Scipy ttest_ind permutation test changed by equal_var parameter?

For scipy.stats.ttest_ind I thought that setting the permutations parameter to any positive number would result in a permutation test being performed. I also thought that if a permutation test was being performed, no assumptions would be made regarding variance of the two populations, therefore the equal_var parameter should be ignored.

I found that the equal_var parameter does change the resulting p-value and test statistic when the permutation test is being used. A simple reproducible example is shown below:

sample1 = [34, 1200, 23, 50, 60, 50, 0, 0, 30, 89, 0, 300, 400, 20, 10, 0]
sample2 = [20, 10, 5, 0, 30, 50, 0, 100, 110, 0, 40, 10, 3, 0]

# equal_var = True
t1, p1 = stats.ttest_ind(a=sample1, b=sample2, permutations=10_000_000)
t2, p2 = stats.ttest_ind(a=sample1, b=sample2, permutations=10_000_000)
t3, p3 = stats.ttest_ind(a=sample1, b=sample2, permutations=10_000_000)

# equal_var = False
t4, p4 = stats.ttest_ind(a=sample1, b=sample2, permutations=10_000_000, equal_var=False)
t5, p5 = stats.ttest_ind(a=sample1, b=sample2, permutations=10_000_000, equal_var=False)
t6, p6 = stats.ttest_ind(a=sample1, b=sample2, permutations=10_000_000, equal_var=False)

The output of running the code above (test statistics and p-values) is:

enter image description here

3 of 3 times the permutation test with equal_var = True returns a p-value of around 0.15, while 3 of 3 times the same permutation test with equal_var = False returns a p-value of around 0.10.

Can anyone please help me understand what is happening here, and why the equal_var parameter is changing the results of the permutation test?

It was my understanding that the permutation test just randomly assigns each data to one of the two groups (because under the null we can do this) and calculates the difference in means.

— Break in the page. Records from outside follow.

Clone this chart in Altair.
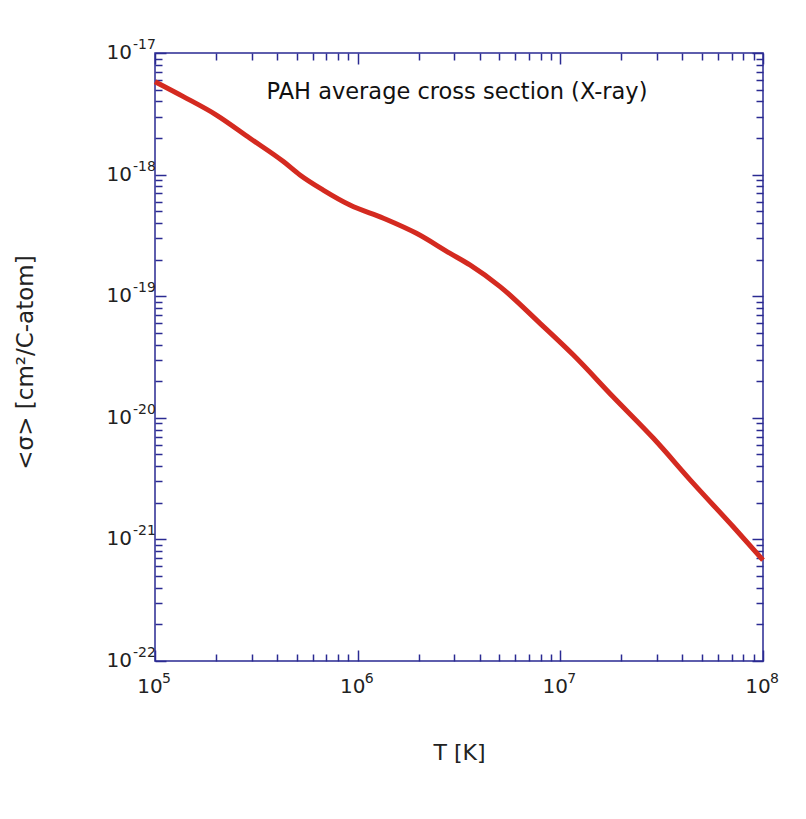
import altair as alt
import pandas as pd

# ---- data ----
T_K = [1.0e5, 1.38e5, 2.01e5, 2.94e5, 4.30e5, 5.19e5, 6.76e5, 9.16e5,
       1.34e6, 1.95e6, 2.86e6, 3.58e6, 5.04e6, 7.94e6, 1.16e7, 1.82e7,
       2.88e7, 4.53e7, 7.13e7, 1.0e8]
sigma = [5.81e-18, 4.38e-18, 3.09e-18, 1.99e-18, 1.28e-18, 9.93e-19, 7.46e-19,
         5.62e-19, 4.38e-19, 3.29e-19, 2.25e-19, 1.81e-19, 1.20e-19, 5.98e-20,
         3.28e-20, 1.49e-20, 6.78e-21, 2.89e-21, 1.27e-21, 6.76e-22]

x_exponents = [5, 6, 7, 8]
y_exponents = [-22, -21, -20, -19, -18, -17]
label_base = "10"

annotation = "PAH average cross section (X-ray)"
x_title = "T [K]"
y_title = "<σ> [cm²/C-atom]"

df = pd.DataFrame({"T": T_K, "sigma": sigma})
xlab = pd.DataFrame({"T": [10.0 ** e for e in x_exponents],
                     "base": [label_base] * len(x_exponents),
                     "exp": [str(e) for e in x_exponents]})
ylab = pd.DataFrame({"sigma": [10.0 ** e for e in y_exponents],
                     "base": [label_base] * len(y_exponents),
                     "exp": [str(e) for e in y_exponents]})

FONT = "DejaVu Sans"
BLUE = "#2a2a92"
RED = "#d42a20"
TXT = "#222222"
W = H = 608

x_major = [10.0 ** e for e in x_exponents]
y_major = [10.0 ** e for e in y_exponents]
x_all = [k * 10.0 ** e for e in x_exponents[:-1] for k in range(1, 10)] + [x_major[-1]]
y_all = [k * 10.0 ** e for e in y_exponents[:-1] for k in range(1, 10)] + [y_major[-1]]

major_test = "abs(log(datum.value)/LN10 - round(log(datum.value)/LN10)) < 0.000001"
tick_size = {"condition": {"test": major_test, "value": 11}, "value": 7}

xscale = alt.Scale(type="log", domain=[1e5, 1e8], nice=False)
yscale = alt.Scale(type="log", domain=[1e-22, 1e-17], nice=False)


def tick_axis(orient, values):
    return alt.Axis(orient=orient, offset=-W, values=values, labels=False,
                    domain=False, grid=False, tickColor=BLUE, tickWidth=1.5,
                    tickSize=tick_size, title=None)


# main line carrying the axis titles
line = alt.Chart(df).mark_line(color=RED, strokeWidth=5, interpolate="monotone").encode(
    x=alt.X("T:Q", scale=xscale,
            axis=alt.Axis(orient="bottom", values=x_major, ticks=False, domain=False,
                          grid=False, labels=False,
                          title=x_title, titleFont=FONT, titleFontSize=22,
                          titleFontWeight="normal", titleColor=TXT,
                          titleY=91, titleBaseline="middle")),
    y=alt.Y("sigma:Q", scale=yscale,
            axis=alt.Axis(orient="left", values=y_major, ticks=False, domain=False,
                          grid=False, labels=False,
                          title=y_title, titleFont=FONT, titleFontSize=23,
                          titleFontWeight="normal", titleColor=TXT,
                          titleX=-130, titleY=H / 2 + 5, titleBaseline="middle")),
)

# inward ticks: bottom & left edges
ticks1 = alt.Chart(df).mark_line(opacity=0).encode(
    x=alt.X("T:Q", scale=xscale, axis=tick_axis("top", x_all)),
    y=alt.Y("sigma:Q", scale=yscale, axis=tick_axis("right", y_all)),
)
# inward ticks: top & right edges
ticks2 = alt.Chart(df).mark_line(opacity=0).encode(
    x=alt.X("T:Q", scale=xscale, axis=tick_axis("bottom", x_all)),
    y=alt.Y("sigma:Q", scale=yscale, axis=tick_axis("left", y_all)),
)

# tick labels with real superscripts
xbase = alt.Chart(xlab).mark_text(font=FONT, fontSize=20, color=TXT, align="center",
                                  baseline="middle", dx=-5).encode(
    x=alt.X("T:Q", scale=xscale, axis=None), y=alt.value(H + 26), text="base:N")
xexp = alt.Chart(xlab).mark_text(font=FONT, fontSize=14, color=TXT, align="left",
                                 baseline="middle", dx=7).encode(
    x=alt.X("T:Q", scale=xscale, axis=None), y=alt.value(H + 18), text="exp:N")
ybase = alt.Chart(ylab).mark_text(font=FONT, fontSize=20, color=TXT, align="right",
                                  baseline="middle").encode(
    x=alt.value(-23), y=alt.Y("sigma:Q", scale=yscale, axis=None), text="base:N")
yexp = alt.Chart(ylab).mark_text(font=FONT, fontSize=14, color=TXT, align="left",
                                 baseline="middle", dy=-8).encode(
    x=alt.value(-22), y=alt.Y("sigma:Q", scale=yscale, axis=None), text="exp:N")

note = alt.Chart(pd.DataFrame({"t": [annotation]})).mark_text(
    font=FONT, fontSize=22.5, color="#111111", align="center", baseline="middle"
).encode(x=alt.value(302), y=alt.value(39), text="t:N")

chart = alt.layer(line, ticks1, ticks2, xbase, xexp, ybase, yexp, note).resolve_axis(
    x="independent", y="independent"
).properties(
    width=W, height=H,
    autosize=alt.AutoSizeParams(type="none"),
    padding={"left": 147, "top": 45, "right": 30, "bottom": 150},
).configure_view(stroke=BLUE, strokeWidth=1.5)

chart.save("out.html", embed_options={"renderer": "svg", "actions": False})
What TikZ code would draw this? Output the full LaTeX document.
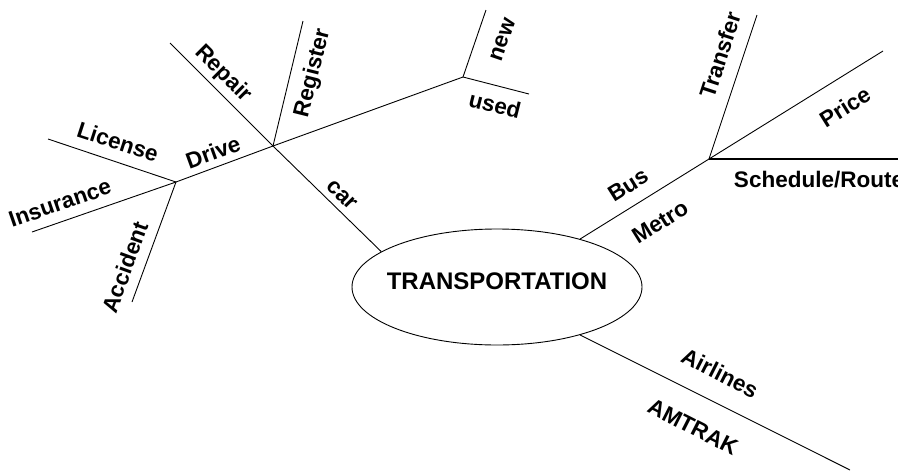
\documentclass[tikz,border=0pt]{standalone}
\usepackage{fontspec}
\setmainfont{Liberation Sans}
\usetikzlibrary{shapes.geometric}
\tikzset{
  branch/.style = {line width=0.9pt},
  lbl/.style    = {font=\fontsize{22.5}{26}\selectfont\bfseries,inner sep=0pt},
  hub/.style    = {ellipse,draw,line width=0.9pt,inner sep=0pt,minimum width=290pt,minimum height=116pt,
                   text depth=12pt,font=\fontsize{24}{28}\selectfont\bfseries}
}

\begin{document}
\begin{tikzpicture}[x=1pt,y=-1pt]
  \useasboundingbox (0,0) rectangle (898,472);
  \node[hub] (trans) at (497,287) {\makebox[0pt]{TRANSPORTATION}};
  % junctions
  \coordinate (car)   at (273,146);
  \coordinate (drive) at (176,182);
  \coordinate (buy)   at (463,77);
  \coordinate (bus)   at (709,159);
  % free ends
  \coordinate (repairEnd)   at (170,43);
  \coordinate (registerEnd) at (303,21);
  \coordinate (newEnd)      at (486,10);
  \coordinate (usedEnd)     at (529,94);
  \coordinate (licenseEnd)  at (48,139);
  \coordinate (insureEnd)   at (32,232);
  \coordinate (accidentEnd) at (132,302);
  \coordinate (transferEnd) at (757,15);
  \coordinate (priceEnd)    at (883,51);
  \coordinate (routeEnd)    at (898,159);
  \coordinate (trainEnd)    at (850,470);
  % branches
  \draw[branch] (trans.163) -- (car) -- (repairEnd);
  \draw[branch] (car) -- (registerEnd);
  \draw[branch] (drive) -- (car) -- (buy);
  \draw[branch] (buy) -- (newEnd);
  \draw[branch] (buy) -- (usedEnd);
  \draw[branch] (drive) -- (licenseEnd);
  \draw[branch] (drive) -- (insureEnd);
  \draw[branch] (drive) -- (accidentEnd);
  \draw[branch] (trans.30) -- (bus);
  \draw[branch] (bus) -- (transferEnd);
  \draw[branch] (bus) -- (priceEnd);
  \draw[branch,line width=1.6pt] (bus) -- (routeEnd);
  \draw[branch] (trans.-30) -- (trainEnd);
  % labels
  \node[lbl,rotate=-45] (lRepair)   at (223,74)  {Repair};
  \node[lbl,rotate=76]  (lRegister) at (313,73)  {Register};
  \node[lbl,rotate=-18] (lLicense)  at (118,142) {License};
  \node[lbl,rotate=20]  (lDrive)    at (213,152) {Drive};
  \node[lbl,rotate=-45] (lCar)      at (342,195) {car};
  \node[lbl,rotate=19]  (lInsure)   at (60,203)  {Insurance};
  \node[lbl,rotate=70]  (lAccident) at (125,267) {Accident};
  \node[lbl,rotate=71]  (lNew)      at (503,40)  {new};
  \node[lbl,rotate=-14] (lUsed)     at (495,105) {used};
  \node[lbl,rotate=72]  (lTransfer) at (720,55)  {Transfer};
  \node[lbl,rotate=32]  (lPrice)    at (845,107) {Price};
  \node[lbl]            (lRoute)    at (819,180) {Schedule/Route};
  \node[lbl,rotate=32]  (lBus)      at (628,185) {Bus};
  \node[lbl,rotate=32]  (lMetro)    at (660,222) {Metro};
  \node[lbl,rotate=-27] (lAir)      at (720,373) {Airlines};
  \node[lbl,rotate=-27] (lAmtrak)   at (693,427) {AMTRAK};
\end{tikzpicture}
\end{document}
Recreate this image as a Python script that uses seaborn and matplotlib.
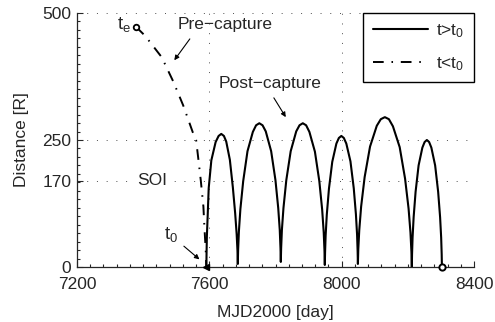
import matplotlib
matplotlib.use("Agg")
import matplotlib.pyplot as plt
from matplotlib.ticker import MultipleLocator
import seaborn as sns
import pandas as pd

# pre-capture branch (t < t0)
pre_t = [7378, 7406, 7456, 7491, 7521, 7550, 7560, 7567, 7574, 7582, 7585, 7589, 7590.5, 7591]
pre_r = [473, 455, 413, 365, 318, 265, 250, 211, 171, 119, 79, 34, 6, 0]

# post-capture orbit (t > t0), six loops
post_t = [7591, 7591.5, 7592.5, 7595, 7598, 7606, 7619, 7628, 7636,
          7644, 7651, 7662, 7671, 7678, 7682.5, 7685, 7686,
          7687, 7689.3, 7693.8, 7702.3, 7715.3, 7731.5, 7741.3, 7751,
          7760.8, 7770.5, 7786.8, 7799.8, 7808.2, 7812.8, 7815, 7816,
          7817, 7819.3, 7824, 7832.6, 7845.9, 7862.6, 7872.5, 7882.5,
          7892.5, 7902.4, 7919.1, 7932.4, 7941, 7945.7, 7948, 7949,
          7949.8, 7951.5, 7955, 7961.5, 7971.5, 7984, 7991.5, 7999,
          8006.5, 8014, 8026.5, 8036.5, 8043, 8046.5, 8048.2, 8049,
          8050.2, 8053.1, 8058.8, 8069.4, 8085.7, 8106.1, 8118.3, 8130.5,
          8142.7, 8154.9, 8175.3, 8191.6, 8202.2, 8207.9, 8210.8, 8212,
          8212.7, 8214.3, 8217.5, 8223.4, 8232.5, 8243.9, 8250.7, 8257.5,
          8264.3, 8271.1, 8282.5, 8291.6, 8297.5, 8300.7, 8302.3, 8303]
post_r = [0, 26, 60, 102, 155, 210, 246, 258, 262,
          258, 247, 211, 157, 106, 65, 32, 6,
          34, 70, 114, 169, 228, 266, 279, 283,
          279, 267, 228, 171, 116, 73, 37, 10,
          37, 73, 116, 171, 228, 267, 279, 283,
          279, 266, 227, 169, 113, 68, 32, 4,
          29, 62, 103, 154, 207, 243, 254, 258,
          254, 243, 208, 155, 104, 64, 31, 6,
          35, 72, 119, 177, 237, 278, 291, 295,
          291, 277, 236, 174, 115, 68, 30, 0,
          25, 58, 98, 148, 200, 235, 246, 250,
          246, 235, 200, 148, 98, 58, 25, 0]

t_e, r_e = 7378, 473
t_0, r_0 = 7590, 0
t_end, r_end = 8303, 0

x_ticks = [7200, 7600, 8000, 8400]
y_ticks = [0, 170, 250, 500]

sns.set_style("ticks")
plt.rcParams["font.family"] = ["Liberation Sans", "DejaVu Sans"]
plt.rcParams["mathtext.fontset"] = "custom"
plt.rcParams["mathtext.rm"] = "Liberation Sans"
plt.rcParams["mathtext.it"] = "Liberation Sans:italic"
fs = 12.5
plt.rcParams["font.size"] = fs

post = pd.DataFrame({"t": post_t, "r": post_r})
pre = pd.DataFrame({"t": pre_t, "r": pre_r})

fig = plt.figure(figsize=(4.95, 3.22), dpi=100)
ax = fig.add_axes([0.1556, 0.1708, 0.802, 0.7888])

sns.lineplot(data=post, x="t", y="r", sort=False, estimator=None, color="k",
             lw=1.5, label=r"t>t$_0$", ax=ax)
sns.lineplot(data=pre, x="t", y="r", sort=False, estimator=None, color="k",
             lw=1.4, label=r"t<t$_0$", ax=ax)
ax.lines[1].set_linestyle((0, (5.5, 4.0, 0.8, 4.0)))

ax.plot([t_e], [r_e], "o", mfc="white", mec="k", ms=4, mew=1.3, zorder=5, clip_on=False)
ax.plot([t_end], [r_end], "o", mfc="white", mec="k", ms=4.5, mew=1.4, zorder=5, clip_on=False)
ax.plot([t_0], [r_0], "<", color="k", ms=5, zorder=5, clip_on=False)

ax.set_xlim(7200, 8400)
ax.set_ylim(0, 500)
ax.set_xticks(x_ticks)
ax.set_yticks(y_ticks)
ax.xaxis.set_minor_locator(MultipleLocator(40))
ax.yaxis.set_minor_locator(MultipleLocator(50 / 3))
ax.tick_params(which="both", direction="in", top=False, right=False, width=0.8, labelsize=fs)
ax.tick_params(which="major", length=4)
ax.tick_params(which="minor", length=2)
ax.tick_params(axis="x", pad=7)
ax.tick_params(axis="y", pad=4)
ax.grid(True, which="major", ls=(0, (1, 9)), color="0.3", lw=0.7)
ax.spines["top"].set_visible(False)
ax.spines["right"].set_visible(False)
for s in ["left", "bottom"]:
    ax.spines[s].set_linewidth(0.9)

ax.set_xlabel("MJD2000 [day]", fontsize=fs, labelpad=9.5)
ax.set_ylabel("Distance [R]", fontsize=fs, labelpad=10)

# annotations
ax.text(7322, 477, r"t$_\mathrm{e}$", ha="left", va="center", fontsize=13.5)
ax.text(7505, 468, "Pre\u2212capture", ha="left", va="baseline", fontsize=fs)
ax.annotate("", xy=(7494, 407), xytext=(7541, 449),
            arrowprops=dict(arrowstyle="-|>", lw=0.8, color="k", mutation_scale=7,
                            shrinkA=0, shrinkB=0))
ax.text(7629, 352, "Post\u2212capture", ha="left", va="baseline", fontsize=fs)
ax.annotate("", xy=(7831, 295), xytext=(7795, 333),
            arrowprops=dict(arrowstyle="-|>", lw=0.8, color="k", mutation_scale=7,
                            shrinkA=0, shrinkB=0))
ax.text(7427, 170, "SOI", ha="center", va="center", fontsize=fs,
        bbox=dict(facecolor="white", edgecolor="none", pad=1.5))
ax.text(7464, 63, r"t$_0$", ha="left", va="center", fontsize=13.5)
ax.annotate("", xy=(7570, 15), xytext=(7523, 41),
            arrowprops=dict(arrowstyle="-|>", lw=0.8, color="k", mutation_scale=7,
                            shrinkA=0, shrinkB=0))

leg = ax.legend(loc="upper right", bbox_to_anchor=(1.0, 1.0), borderaxespad=0,
                frameon=True, fancybox=False, framealpha=1, edgecolor="k",
                handlelength=3.2, handletextpad=0.45, labelspacing=0.85,
                borderpad=0.55, fontsize=fs)
leg.get_frame().set_linewidth(1.0)

fig.savefig("out.png", dpi=100)
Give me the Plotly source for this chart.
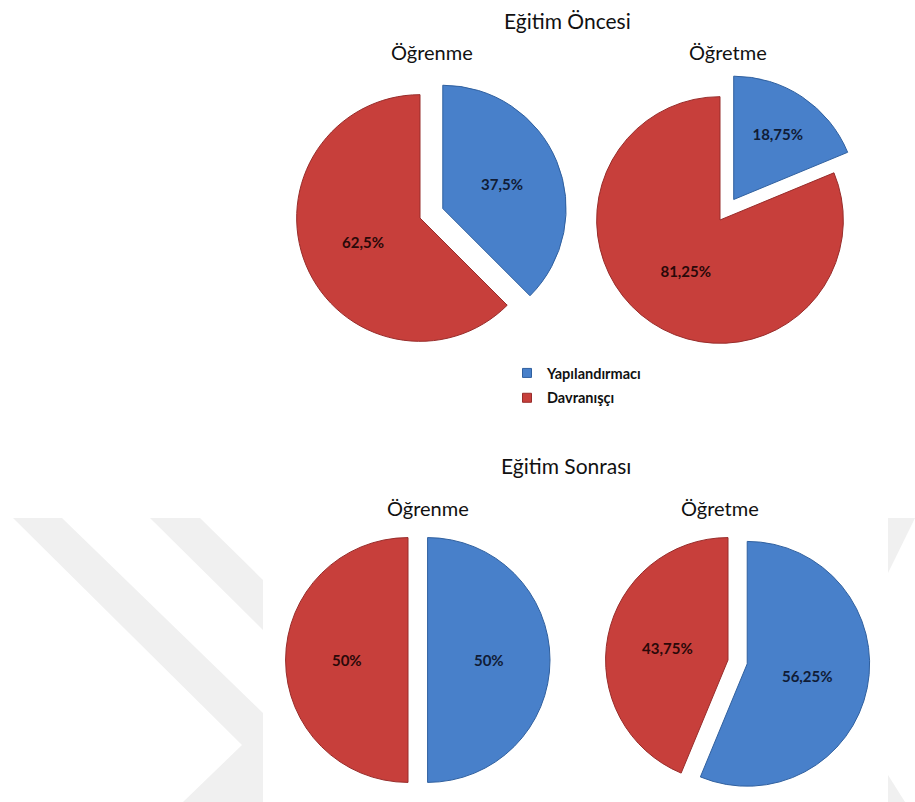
import plotly.graph_objects as go

# --- data -------------------------------------------------------------
labels = ["Yapılandırmacı", "Davranışçı"]
pre_learning = [37.5, 62.5]      # Eğitim Öncesi – Öğrenme
pre_teaching = [18.75, 81.25]    # Eğitim Öncesi – Öğretme
post_learning = [50, 50]         # Eğitim Sonrası – Öğrenme
post_teaching = [56.25, 43.75]   # Eğitim Sonrası – Öğretme
panel_titles = ["Öğrenme", "Öğretme"]
section_titles = ["Eğitim Öncesi", "Eğitim Sonrası"]

# --- styling ----------------------------------------------------------
W, H = 915, 802
FONT = "Lato, 'Open Sans', sans-serif"
slice_colors = ["#4880ca", "#c73f3b"]
edge_colors = ["#30609f", "#982c2a"]
label_colors = ["#101c36", "#2a0909"]


def pct(v):
    return f"{v:g}".replace(".", ",") + "%"


def box(cx, cy, half):
    """Square pie domain centred on a pixel position."""
    return dict(x=[(cx - half) / W, (cx + half) / W],
                y=[(H - cy - half) / H, (H - cy + half) / H])


def pie(values, cx, cy, half, pull):
    return go.Pie(
        labels=labels,
        values=values,
        text=[pct(v) for v in values],
        textinfo="text",
        textposition="inside",
        insidetextorientation="horizontal",
        textfont=dict(family=FONT, size=15, color=label_colors, weight="bold"),
        sort=False,
        direction="clockwise",
        rotation=0,
        pull=[pull, 0],
        marker=dict(colors=slice_colors, line=dict(color=edge_colors, width=1)),
        domain=box(cx, cy, half),
        showlegend=False,
        hoverinfo="label+text",
    )


fig = go.Figure()
fig.add_trace(pie(pre_learning, 420, 218, 148, 0.20))
fig.add_trace(pie(pre_teaching, 720, 220, 148, 0.20))
fig.add_trace(pie(post_learning, 408, 660, 142, 0.16))
fig.add_trace(pie(post_teaching, 728, 660, 142, 0.16))

# shared legend entries for the two categories
for name, col, edge in zip(labels, slice_colors, edge_colors):
    fig.add_trace(go.Scatter(
        x=[None], y=[None], mode="markers", name=name, legendgroup=name,
        marker=dict(symbol="square", size=9, color=col,
                    line=dict(color=edge, width=1)),
        hoverinfo="skip",
    ))


def px_ann(text, x, y, size):
    return dict(text=text, x=x / W, y=1 - y / H, xref="paper", yref="paper",
                xanchor="center", yanchor="middle", showarrow=False,
                font=dict(family=FONT, size=size, color="#111111"))


annotations = [
    px_ann(section_titles[0], 567, 20, 21),
    px_ann(panel_titles[0], 432, 52, 20),
    px_ann(panel_titles[1], 728, 52, 20),
    px_ann(section_titles[1], 566, 465, 21),
    px_ann(panel_titles[0], 428, 508, 20),
    px_ann(panel_titles[1], 720, 508, 20),
]


# faint chevron background mark
def poly(points):
    segs = [f"{'M' if i == 0 else 'L'} {x / W:.5f},{1 - y / H:.5f}"
            for i, (x, y) in enumerate(points)]
    return dict(type="path", xref="paper", yref="paper", layer="below",
                path=" ".join(segs) + " Z", fillcolor="#f0f0f0",
                line=dict(width=0))


shapes = [
    poly([(13, 518), (62, 518), (263, 713), (263, 802), (183, 802), (242, 745)]),
    poly([(150, 518), (200, 518), (263, 580), (263, 630)]),
    poly([(888, 518), (915, 518), (888, 573)]),
    poly([(888, 775), (888, 802), (905, 802)]),
]

fig.update_layout(
    width=W, height=H,
    margin=dict(l=0, r=0, t=0, b=0),
    paper_bgcolor="white",
    plot_bgcolor="white",
    font=dict(family=FONT, color="#111111"),
    annotations=annotations,
    shapes=shapes,
    xaxis=dict(visible=False),
    yaxis=dict(visible=False),
    legend=dict(x=507 / W, y=1 - 357 / H, xanchor="left", yanchor="top",
                font=dict(family=FONT, size=14.5, color="#111111", weight="bold"),
                bgcolor="rgba(0,0,0,0)", traceorder="grouped",
                tracegroupgap=3),
)

fig.write_html("out.html")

Then repeats the process permutations times. Then at the end calculates a p-value by dividing the number of permutations where the difference in means was as or more extreme than the sample we actually took by the total number of permutations used. Based on this, I am having a hard time understanding why the equal_var parameter would change the p-value as we see in the example above.

Thank you!

Upvotes: 2

Views: 1096

Answers (1)

TMBailey
TMBailey

Reputation: 667

scipy.stats.ttest_ind calculates a sample test statistic (t), and then calculates a sample inferential test (p-value). The parameter permutations affects the inferential test but does not alter the test statistic. The parameter equal_var affects the test statistic regardless of the permutations parameter.

In calculating the test statistic, if equal_var is specified then the test statistic is based on a single estimate of variance calculated across the whole pool of data (both samples). Otherwise the test statistic is based on the sum of variances associated with the separate means of the two samples.

In calculating the inferential test, if permutations is specified then the inferential test is based on an empirical bootstrap distribution of potential test statistics that could result from the same data pool but assigned to sample 1 or sample 2 at random. This inferential test does not make strong assumptions about the populations from which the data samples come.

If permutations is not specified then the inferential test is based on a theoretical distribution of potential test statistics that could arise if the two data samples come from populations which conform to certain parametric assumptions (normal distribution, and so forth). Slightly different theoretical distributions are used depending on the equal_var parameter (because equal_var affects the "degrees of freedom" assumed).